30 Sep Quarterly Letter to Clients – Sept 2017
U.S. media provided overwhelming coverage in September of three major hurricanes; the war of words between Trump and North Korea’s Kim Jong Un; and the political battles in Washington surrounding healthcare legislation. Largely drowned out by this reporting was coverage of a surprisingly strong U.S. economy – a development which no doubt contributed to rising stock prices.
Real gross domestic product, which in the first quarter had been up only 1.2% at an annual rate, jumped to 3.1% in the second quarter, the highest level in three years. Strong consumer spending was the primary contributor. Other economic measures have also been impressive. Unemployment is currently only 4.3% and inflation less than 2%. Manufacturing, which accounts for about 70% of total economic activity, has been supportive of good growth and seems likely to continue to do so for the balance of 2017. Plans for both output and hiring in this sector appear solid and inventories low.
Even with the background of a healthy and growing economy, stock prices are not at bargain basement levels. The Standard & Poor’s 500 Index at the close of the third quarter represented a multiple of estimated current year earnings in the low twenties, above historic averages in the mid- to upper-teens. Applying most estimates of earnings for 2018 brings the multiple down to the high teens, a more reasonable level, particularly if strength in the economy continues beyond next year, carrying earnings even higher.
This year, another major factor could come into play – the action Congress might take to enact new tax legislation. The Administration is seeking, among other things, a reduction in the corporate tax rate from 35% to 20%, a change which by itself would increase net corporate income after taxes substantially. The final tax package, if enacted, would no doubt include other provisions which would lessen the increase, but the final net impact could still be a significant increase in net corporate earnings. This would lower projected price/earnings ratios more than the impact of rising economic activity alone. The Administration proposals are likely to face opposition from many Republicans as well as Democrats, so passage is far from certain. However, since Republicans thus far have not been successful at seeing their other major initiatives become law, they are likely to press forcefully for tax reform.
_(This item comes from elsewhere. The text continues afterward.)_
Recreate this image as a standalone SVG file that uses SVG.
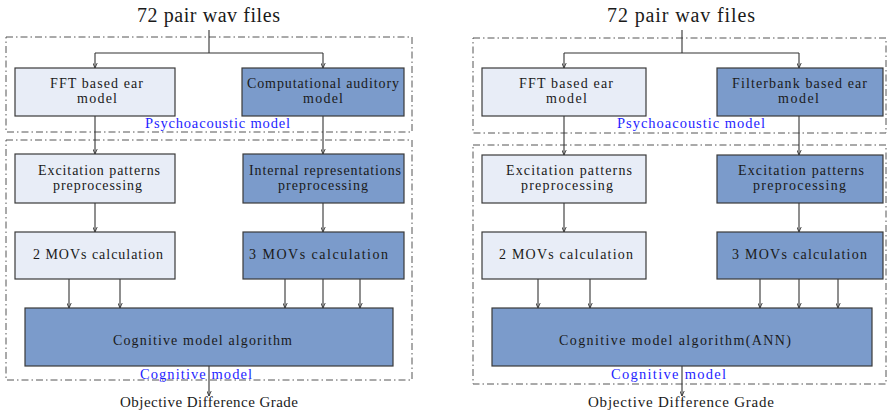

Carl Tannenbaum, a Northern Trust economist, aptly used the German phrase Sturm und Drang (literally storm and stress) in his September “Outlook” letter to describe the immediate past and near future for the U.S. economy. Third quarter economic statistics should provide evidence of that when they are released. The negative impact of storms and flooding in Florida and Texas, in addition to causing considerable human hardship and loss of life, probably brought overall third quarter economic growth in the U.S. down to 1.5%, although a rebound to a 3% or higher rate should occur in the fourth quarter. Rebuilding from the storms should also add to overall economic activity into next year as well.
We face some significant risks both here and abroad. Fortunately, except for the near-term hit from the hurricanes, the economy is strong and growing. Stock prices have been reflecting this and seem poised for even more gains in the months ahead.